In real projects, retention by cohorts often looks very different in product analytics tools compared to GA4. One system shows a steady curve, the other a sharp drop. When you dig in, it’s not the users who are inconsistent — it’s the definitions and identifiers.
Why is this a problem?
GA4 and product analytics platforms calculate cohorts and active users in different ways:
• Cohorts may be defined by first event vs. signup date.
• “Active user” might mean any session in GA4, but specific actions in product analytics.
User identity is based on device_id in GA4 unless you enforce user_id. Product tools usually lean on account- or profile-level IDs.
The result: metrics that look like they’re describing the same thing but aren’t. For the business, that means confusion, endless debates, and decisions made on mismatched data.
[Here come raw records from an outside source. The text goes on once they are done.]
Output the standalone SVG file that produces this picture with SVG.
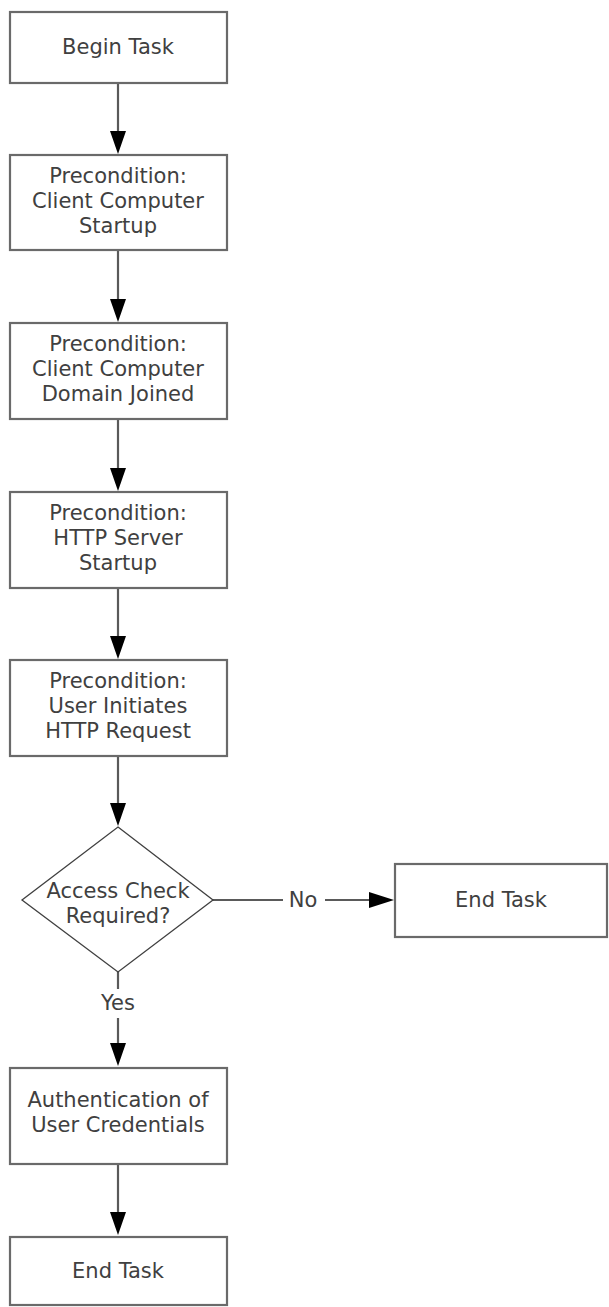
<svg xmlns="http://www.w3.org/2000/svg" width="609" height="1307" viewBox="0 0 609 1307">
<style>
.box{fill:#fff;stroke:#6a6a6a;stroke-width:2.2}
.dia{fill:#fff;stroke:#404040;stroke-width:1.3}
.t{font-family:"DejaVu Sans",Verdana,sans-serif;font-size:21px;fill:#404040;text-anchor:middle}
.c{stroke:#5a5a5a;stroke-width:2.2;fill:none}
.h{fill:#000}
</style>
<rect width="609" height="1307" fill="#fff"/>
<g id="connectors">
<line class="c" x1="118" y1="83" x2="118" y2="134"/>
<polygon class="h" points="110,131 126,131 118,154"/>
<line class="c" x1="118" y1="250" x2="118" y2="302"/>
<polygon class="h" points="110,299 126,299 118,322"/>
<line class="c" x1="118" y1="419" x2="118" y2="471"/>
<polygon class="h" points="110,468 126,468 118,491"/>
<line class="c" x1="118" y1="588" x2="118" y2="639"/>
<polygon class="h" points="110,636 126,636 118,659"/>
<line class="c" x1="118" y1="756" x2="118" y2="806"/>
<polygon class="h" points="110,803 126,803 118,826"/>
<line class="c" x1="213" y1="900" x2="283" y2="900"/>
<text class="t" x="303" y="907">No</text>
<line class="c" x1="325" y1="900" x2="372" y2="900"/>
<polygon class="h" points="369,892 369,908 394,900"/>
<line class="c" x1="118" y1="972" x2="118" y2="989"/>
<text class="t" x="118" y="1010">Yes</text>
<line class="c" x1="118" y1="1018" x2="118" y2="1045"/>
<polygon class="h" points="110,1043 126,1043 118,1066"/>
<line class="c" x1="118" y1="1164" x2="118" y2="1214"/>
<polygon class="h" points="110,1212 126,1212 118,1235"/>
</g>
<g id="begin">
<rect class="box" x="10" y="12" width="217" height="71"/>
<text class="t" x="118" y="54">Begin Task</text>
</g>
<g id="pre1">
<rect class="box" x="10" y="155" width="217" height="95"/>
<text class="t" x="118" y="183">Precondition:</text>
<text class="t" x="118" y="208">Client Computer</text>
<text class="t" x="118" y="233">Startup</text>
</g>
<g id="pre2">
<rect class="box" x="10" y="323" width="217" height="96"/>
<text class="t" x="118" y="351">Precondition:</text>
<text class="t" x="118" y="376">Client Computer</text>
<text class="t" x="118" y="401">Domain Joined</text>
</g>
<g id="pre3">
<rect class="box" x="10" y="492" width="217" height="96"/>
<text class="t" x="118" y="520">Precondition:</text>
<text class="t" x="118" y="545">HTTP Server</text>
<text class="t" x="118" y="570">Startup</text>
</g>
<g id="pre4">
<rect class="box" x="10" y="660" width="217" height="96"/>
<text class="t" x="118" y="688">Precondition:</text>
<text class="t" x="118" y="713">User Initiates</text>
<text class="t" x="118" y="738">HTTP Request</text>
</g>
<g id="decision">
<polygon class="dia" points="118,827 213,900 118,972 22,900"/>
<text class="t" x="118" y="898">Access Check</text>
<text class="t" x="118" y="923">Required?</text>
</g>
<g id="endRight">
<rect class="box" x="395" y="864" width="212" height="73"/>
<text class="t" x="501" y="907">End Task</text>
</g>
<g id="auth">
<rect class="box" x="10" y="1068" width="217" height="96"/>
<text class="t" x="118" y="1107">Authentication of</text>
<text class="t" x="118" y="1132">User Credentials</text>
</g>
<g id="endBottom">
<rect class="box" x="10" y="1237" width="217" height="68"/>
<text class="t" x="118" y="1278">End Task</text>
</g>
</svg>
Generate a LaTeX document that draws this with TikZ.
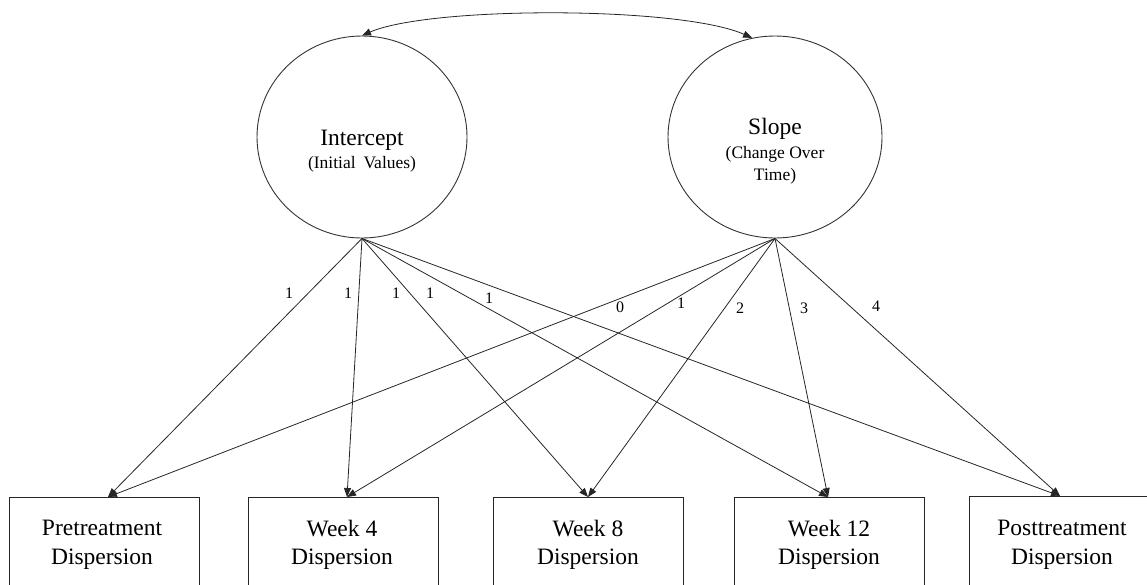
\documentclass[tikz,border=0pt]{standalone}
\usepackage{fontspec}
\setmainfont{Liberation Serif}
\usetikzlibrary{arrows.meta,shapes.geometric}
\begin{document}
\begin{tikzpicture}[x=1pt,y=-1pt,
  latent/.style={draw=black!80, line width=0.9pt, ellipse, minimum width=210pt, minimum height=202pt, inner sep=0pt},
  obs/.style={draw=black!85, line width=0.9pt, rectangle, minimum width=190pt, minimum height=120pt, anchor=north, inner sep=0pt},
  bigtxt/.style={font=\fontsize{23.5}{28.5}\selectfont, align=center, inner sep=0pt},
  subtxt/.style={font=\fontsize{17.5}{22}\selectfont, align=center, inner sep=0pt},
  lbl/.style={font=\fontsize{16}{18}\selectfont, inner sep=0pt},
  conn/.style={draw=black!85, line width=0.8pt, -{Triangle[length=9pt,width=7pt]}},
  dconn/.style={draw=black!85, line width=0.8pt, {Triangle[length=9pt,width=7pt]}-{Triangle[length=9pt,width=7pt]}}
]
\useasboundingbox (0,0) rectangle (1147,584);
\clip (0,0) rectangle (1147,584);

% latent variables
\node[latent] (int) at (362,137) {};
\node[latent, minimum width=214pt] (slo) at (775,137) {};
\node[bigtxt] (intT) at (362,140) {Intercept};
\node[subtxt] (intS) at (362,164) {(Initial\hspace{0.45em}Values)};
\node[bigtxt] (sloT) at (775,129) {Slope};
\node[subtxt] (sloS) at (775,165) {(Change Over\\Time)};

% observed variables
\node[obs] (pre) at (104,497) {};
\node[obs] (w4) at (343,497) {};
\node[obs] (w8) at (588.5,497) {};
\node[obs] (w12) at (829.5,497) {};
\node[obs, minimum width=230pt] (post) at (1084,496) {};
\node[bigtxt] (preT) at (102,545) {Pretreatment\\Dispersion};
\node[bigtxt] (w4T) at (342,545) {Week 4\\Dispersion};
\node[bigtxt] (w8T) at (588,545) {Week 8\\Dispersion};
\node[bigtxt] (w12T) at (829,545) {Week 12\\Dispersion};
\node[bigtxt] (postT) at (1062,545) {Posttreatment\\Dispersion};

% arrow tips
\coordinate (preA) at (108,497);
\coordinate (w4A) at (347,497);
\coordinate (w8A) at (588,497);
\coordinate (w12A) at (828,497);
\coordinate (postA) at (1060,496);

% intercept loadings
\draw[conn] (int.south) -- (preA);
\draw[conn] (int.south) -- (w4A);
\draw[conn] (int.south) -- (w8A);
\draw[conn] (int.south) -- (w12A);
\draw[conn] (int.south) -- (postA);
% slope loadings
\draw[conn] (slo.south) -- (preA);
\draw[conn] (slo.south) -- (w4A);
\draw[conn] (slo.south) -- (w8A);
\draw[conn] (slo.south) -- (w12A);
\draw[conn] (slo.south) -- (postA);

% covariance
\draw[dconn] (slo.103) .. controls (680,6) and (430,6) .. (int.north);

% labels
\node[lbl] (l1) at (289,293) {1};
\node[lbl] (l2) at (348,293) {1};
\node[lbl] (l3) at (396,293) {1};
\node[lbl] (l4) at (430,293) {1};
\node[lbl] (l5) at (489,298) {1};
\node[lbl] (s0) at (620,307) {0};
\node[lbl] (s1) at (681,303) {1};
\node[lbl] (s2) at (740,308) {2};
\node[lbl] (s3) at (804,308) {3};
\node[lbl] (s4) at (876,306) {4};
\end{tikzpicture}
\end{document}
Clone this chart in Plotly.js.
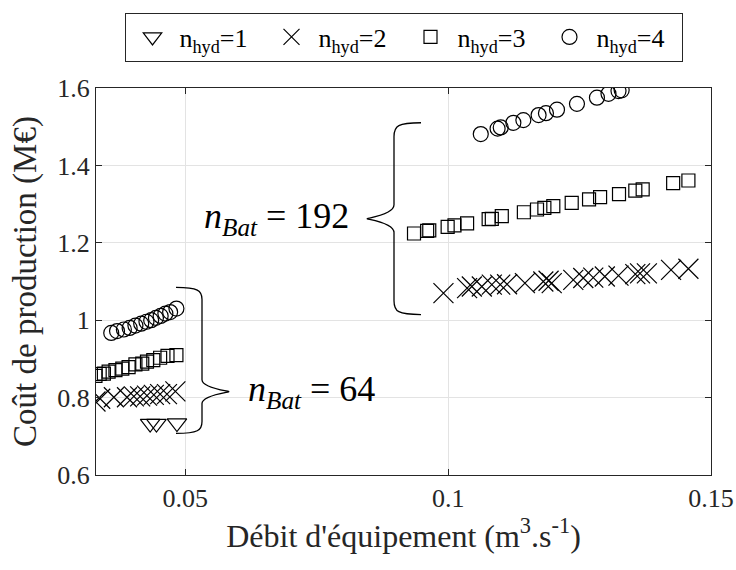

Retention is only meaningful if everyone speaks the same language. Without a shared metric dictionary and a unified way of identifying users, GA4 and product analytics will always contradict each other. And if your data doesn’t align, trust erodes fast.
When I help teams address this, the playbook is clear:
• Define one set of rules for retention and active user.
• Roll out a single user_id across all sources.
• Build reconciliation dashboards to cross-check results.
• Start with a pilot on one product and scale once the logic is validated.
Retention should guide decisions, not spark arguments. Alignment starts with shared definitions and a single source of truth.